SANKTUARIUM MATKI BOŻEJ LICHEŃSKIEJ BOLESNEJ KRÓLOWEJ POLSKI

W grąblińskim lesie 175 lat temu Matka Boża objawiła się pasterzowi Mikołajowi Sikatce

W Lesie Grąblińskim 175 lat temu Matka Boża objawiła się pasterzowi Mikołajowi Sikatce. Z tej
okazji sprawowana była dzisiaj Msza św. dziękczynna. Przy Kaplicy Sosny, miejscu pierwszego
objawienia, zgromadzili się pielgrzymi i licheńscy parafianie. W kazaniu ks. Ryszard Górowski MIC przypomniał, że przesłanie Maryi z 1850 roku wciąż pozostaje aktualne: wzywa do pokuty, nawrócenia, modlitwy i zaufania Bożemu miłosierdziu.

To właśnie tutaj, w skromnym Lesie Grąblińskim wszystko się zaczęło. Na sośnie wisiał maleńki wizerunek Matki Bożej, przy którym modlił się pasterz – prosty, ubogi, a jednak gotowy słuchać. W maju 1850 roku Mikołajowi Sikatce objawiła się Maryja, która mówiła o konieczności zerwania z szerzącym się grzechem. Początkowo pasterz nie odważył się, by komukolwiek opowiedzieć o swoim doświadczeniu. Bał się, że ludzie mu nie uwierzą i go wyśmieją. Kiedy już zaczął mówić, po kolejnych objawieniach, nie spotkało się to z uznaniem – trafił do więzienia, drwiono z niego, ale wytrwał.

Dzisiaj, 175 lat później, na tym samym miejscu wierni wyśpiewali „Magnifikat”, tak jak Matka Boża, która pokazuje nam swoje wspaniałe serce doświadczające niebywałego obdarowania. W kazaniu ks. Ryszard Górowski podkreślił, że każde objawienie jest darem, ale i zadaniem.

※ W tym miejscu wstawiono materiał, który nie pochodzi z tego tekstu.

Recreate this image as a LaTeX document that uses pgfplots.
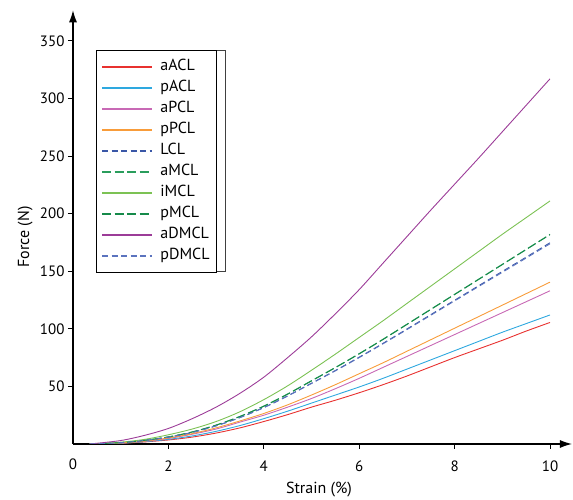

– Maryja nie przychodzi do tych, którzy wszystko wiedzą. Ona wybiera serca pokorne i otwarte. I mówi: „Módlcie się. Pokutujcie. Wracajcie do Boga”. To nie są słowa z przeszłości. To są słowa na dziś.

Słowa kazania ks. Górowskiego były głęboko zakorzenione w historii objawień, ale też w realiach współczesnego świata. Kaznodzieja zwrócił uwagę, że ludzkość XXI wieku potrzebuje tego samego, co ci, do których mówiła Maryja w połowie XIX wieku: zatrzymania się, otwarcia serca i przemiany życia.

– Grąblin przypomina nam, że Bóg przemawia także w ciszy. Wśród drzew, niekoniecznie przez megafony. Trzeba tylko nauczyć się Go słuchać – podkreślił.

Ksiądz Górowski wspomniał również Tomasza Kłosowskiego – żołnierza spod Lipska, który przyniósł obraz Maryi z bitewnego pola i zawiesił go na sośnie nie wiedząc, że będzie to początek czegoś wielkiego. Jego prosty akt wiary stał się iskrą, która zapaliła duchowy płomień.

Dzisiejsza uroczystość odbyła się przy kaplicy zbudowanej w miejscu objawienia, dokładnie tam, gdzie wisiał cudowny licheński wizerunek. Miejsce to do dzisiaj emanuje ciszą i skupieniem. Otoczone stacjami drogi krzyżowej i różańcowymi, pozostaje miejscem modlitwy indywidualnej i wspólnotowej, miejscem, gdzie „ziemia styka się z niebem”.

– Licheń to wielka bazylika i tysiące pielgrzymów, ale to właśnie tu, w Grąblinie, wszystko ma swój początek. Tutaj Maryja przemówiła – i tutaj wciąż mówi do tych, którzy chcą słuchać – zaznaczył ks. Górowski. – Maryja właśnie dla nas wszystkich jest takim darem – od Boga, od swojego Syna i dla rodzącego się Kościoła, dla nas samych. Jest darem dla każdego z nas. Widać to szczególnie w tych wszystkich miejscach, gdzie podążamy, aby spotkać się właśnie z Jezusem Chrystusem poprzez wstawiennictwo Matki Bożej.

Uroczystość, która odbyła się w Grąblinie przypomniała, że Maryja jest nie tylko Królową Polski, ale i Matką, która nie opuszcza swoich dzieci. Jej przesłanie pozostaje drogowskazem: wierność, modlitwa, nawrócenie. I to właśnie te słowa wybrzmiały dzisiaj z największą siłą wśród grąblińskiego lasu.